Another Israeli airstrike has also demolished Jala Tower, which housed Al Jazeera television and Associated Press, with broadcast footage showing a huge mushroom cloud of dust and debris erupting from the 13-floor building.
A nurse holds a baby, Omar, who was pulled alive from underneath rubble while other members of his family perished, at Al-Shifa Hospital in Gaza City on Saturday after an Israeli air strike hit al-Shati Refugee Camp without advance warning overnight
Mohammed al-Hadidi with his baby son who was pulled alive from underneath the rubble while three of his children, aged six to 14, and wife perished in the Israeli airstrike
A US envoy arrived for talks, with the United Nations (UN) Security Council set to meet on Sunday. US Secretary for Israel-Palestinian Affairs, Hady Amr, was due to meet Israeli leaders in Jerusalem, where the latest outburst of violence began, on Saturday before heading to the occupied West Bank for talks with Palestinian officials.
He wants to encourage a ‘sustainable calm’, State Department deputy spokeswoman Jalina Porter said.
But despite intensifying diplomatic efforts to ease five days of fighting between Israel and Palestinian militants in Gaza, Israel’s air force struck several sites in the coastal enclave overnight, while rockets again tore towards Israel.
Mohammed Hadidi told reporters his wife and five children had gone to celebrate the Eid al-Fitr holiday with relatives. She and three of the children, aged six to 14, were killed, while an 11-year-old is missing. Only his five-month-old son Omar is known to have survived.
Eleven Palestinians died in clashes in the occupied West Bank on Friday and there were fears of worse violence today as Palestinians mark Nakba (Catastrophe) Day, when they commemorate the estimated 700,000 people who were expelled from or fled their homes in what is now Israel during the 1948 war surrounding its creation.

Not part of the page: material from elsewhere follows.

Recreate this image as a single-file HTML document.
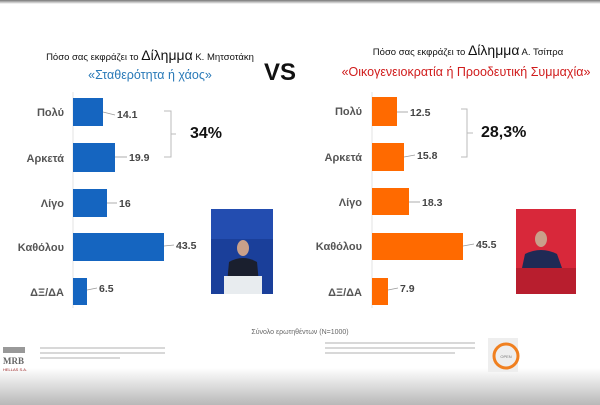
<!DOCTYPE html>
<html><head><meta charset="utf-8"><style>
html,body{margin:0;padding:0;background:#fff;}
body{width:600px;height:405px;overflow:hidden;position:relative;font-family:"Liberation Sans","DejaVu Sans",sans-serif;}
svg{position:absolute;left:0;top:0}
</style></head><body>
<svg width="600" height="405" viewBox="0 0 600 405" font-family="Liberation Sans, DejaVu Sans, sans-serif">
<defs>
<linearGradient id="bg" x1="0" y1="0" x2="0" y2="1">
<stop offset="0" stop-color="#ffffff"/><stop offset="1" stop-color="#b8b8b8"/></linearGradient>
<linearGradient id="top" x1="0" y1="0" x2="0" y2="1">
<stop offset="0" stop-color="#777"/><stop offset="1" stop-color="#fff"/></linearGradient>
</defs>
<rect x="0" y="0" width="600" height="4" fill="url(#top)"/>
<rect x="0" y="368" width="600" height="37" fill="url(#bg)"/>

<!-- Left titles -->
<text x="150" y="60" font-size="9.5" text-anchor="middle" fill="#111">Πόσο σας εκφράζει το <tspan font-size="14">Δίλημμα</tspan> Κ. Μητσοτάκη</text>
<text x="150" y="79" font-size="12.5" text-anchor="middle" fill="#2a7ab8">«Σταθερότητα ή χάος»</text>
<text x="280" y="80" font-size="24" font-weight="bold" text-anchor="middle" fill="#111">VS</text>
<!-- Right titles -->
<text x="468" y="55" font-size="9.5" text-anchor="middle" fill="#111">Πόσο σας εκφράζει το <tspan font-size="14">Δίλημμα</tspan> Α. Τσίπρα</text>
<text x="466" y="76" font-size="12.5" text-anchor="middle" fill="#d01c1c">«Οικογενειοκρατία ή Προοδευτική Συμμαχία»</text>

<g font-size="11" font-weight="bold" fill="#555" text-anchor="end">
<text x="64" y="116">Πολύ</text><text x="64" y="162">Αρκετά</text><text x="64" y="207">Λίγο</text><text x="64" y="251">Καθόλου</text><text x="64" y="296">ΔΞ/ΔΑ</text>
<text x="362" y="115">Πολύ</text><text x="362" y="161">Αρκετά</text><text x="362" y="206">Λίγο</text><text x="362" y="250">Καθόλου</text><text x="362" y="296">ΔΞ/ΔΑ</text>
</g>
<line x1="73" y1="92" x2="73" y2="308" stroke="#e3e3e3"/>
<line x1="372" y1="92" x2="372" y2="308" stroke="#e3e3e3"/>
<g fill="#1565c0">
<rect x="73" y="98" width="30" height="28"/><rect x="73" y="143" width="42" height="29"/><rect x="73" y="189" width="34" height="28"/><rect x="73" y="233" width="91" height="28"/><rect x="73" y="278" width="14" height="27"/>
</g>
<g fill="#ff6a00">
<rect x="372" y="97" width="25" height="29"/><rect x="372" y="143" width="32" height="28"/><rect x="372" y="188" width="37" height="27"/><rect x="372" y="233" width="91" height="27"/><rect x="372" y="278" width="16" height="27"/>
</g>
<g stroke="#999" stroke-width="0.8">
<line x1="103" y1="112" x2="115" y2="115"/><line x1="115" y1="157" x2="127" y2="157"/><line x1="107" y1="203" x2="117" y2="203"/><line x1="164" y1="246" x2="174" y2="245"/><line x1="87" y1="290" x2="97" y2="288"/>
<line x1="397" y1="112" x2="408" y2="112"/><line x1="404" y1="157" x2="415" y2="155"/><line x1="409" y1="202" x2="420" y2="202"/><line x1="463" y1="246" x2="474" y2="244"/><line x1="388" y1="290" x2="398" y2="288"/>
</g>
<g font-size="10.5" font-weight="bold" fill="#444">
<text x="117" y="118">14.1</text><text x="129" y="161">19.9</text><text x="119" y="207">16</text><text x="176" y="249">43.5</text><text x="99" y="292">6.5</text>
<text x="410" y="116">12.5</text><text x="417" y="159">15.8</text><text x="422" y="206">18.3</text><text x="476" y="248">45.5</text><text x="400" y="292">7.9</text>
</g>
<path d="M164 111 H171 V157 H164 M171 134 H176" fill="none" stroke="#bbb"/>
<path d="M461 109 H467 V157 H461 M467 133 H473" fill="none" stroke="#bbb"/>
<text x="190" y="138" font-size="16" font-weight="bold" fill="#111">34%</text>
<text x="481" y="137" font-size="16" font-weight="bold" fill="#111">28,3%</text>

<!-- left photo -->
<rect x="211" y="209" width="62" height="85" fill="#1a3f9a"/>
<rect x="211" y="209" width="62" height="30" fill="#2a56c0" opacity="0.6"/>
<ellipse cx="243" cy="248" rx="6" ry="8" fill="#c9a08a"/>
<path d="M226 294 L229 262 Q243 254 257 262 L260 294Z" fill="#1a1f2e"/>
<rect x="224" y="276" width="38" height="18" fill="#e8ecef"/>
<!-- right photo -->
<rect x="516" y="209" width="60" height="85" fill="#d8283a"/>
<ellipse cx="541" cy="239" rx="6" ry="8" fill="#c9a08a"/>
<path d="M522 268 L525 254 Q541 246 557 254 L562 268Z" fill="#1f2a55"/>
<rect x="516" y="268" width="60" height="26" fill="#b81e2e"/>

<text x="300" y="334" font-size="7" text-anchor="middle" fill="#666">Σύνολο ερωτηθέντων (Ν=1000)</text>
<!-- MRB logo -->
<rect x="3" y="347" width="22" height="6" fill="#999"/>
<text x="3" y="364" font-size="9" font-weight="bold" fill="#666" font-family="Liberation Serif, serif">MRB</text>
<text x="3" y="371" font-size="4" fill="#922">HELLAS S.A.</text>
<g stroke="#ccc" stroke-width="1.5">
<line x1="40" y1="348" x2="165" y2="348"/><line x1="40" y1="353" x2="165" y2="353"/><line x1="40" y1="358" x2="120" y2="358"/>
<line x1="325" y1="343" x2="475" y2="343"/><line x1="325" y1="348" x2="475" y2="348"/><line x1="325" y1="353" x2="455" y2="353"/>
</g>
<rect x="488" y="338" width="30" height="34" fill="#eee"/>
<circle cx="506" cy="356" r="12" fill="none" stroke="#f08020" stroke-width="3"/>
<text x="506" y="358" font-size="4" text-anchor="middle" fill="#777">OPEN</text>
</svg>
</body></html>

Washington has been criticised for not doing more to end the intensifying violence after it blocked a UN Security Council meeting scheduled for Friday.
The overall death toll in Gaza since Monday now tops 140, more than 30 of them children. Around 950 people have been wounded.
US Secretary for Israel-Palestinian Affairs, Hady Amr (pictured left), was due to meet Israeli leaders in Jerusalem on Saturday before heading to the occupied West Bank for talks with Palestinian officials. But Israel’s Prime Minister Benjamin Netanyahu (right) gave no indication that Israel was ready to ease its campaign
‘There was no warning,’ said Jamal Al-Naji, a neighbour living in the same building. ‘You filmed people eating and then you bombed them?’ he said, addressing Israel.
‘Why are you confronting us? Go and confront the strong people!’
The Israeli military did not immediately respond to a request for comment. Hamas said it fired a salvo of rockets at southern Israel in response to the airstrike.
Egypt opened its Rafah border crossing with Gaza on Saturday to allow in 10 ambulances carrying seriously injured Palestinians for treatment in Egyptian hospitals, medical officials said.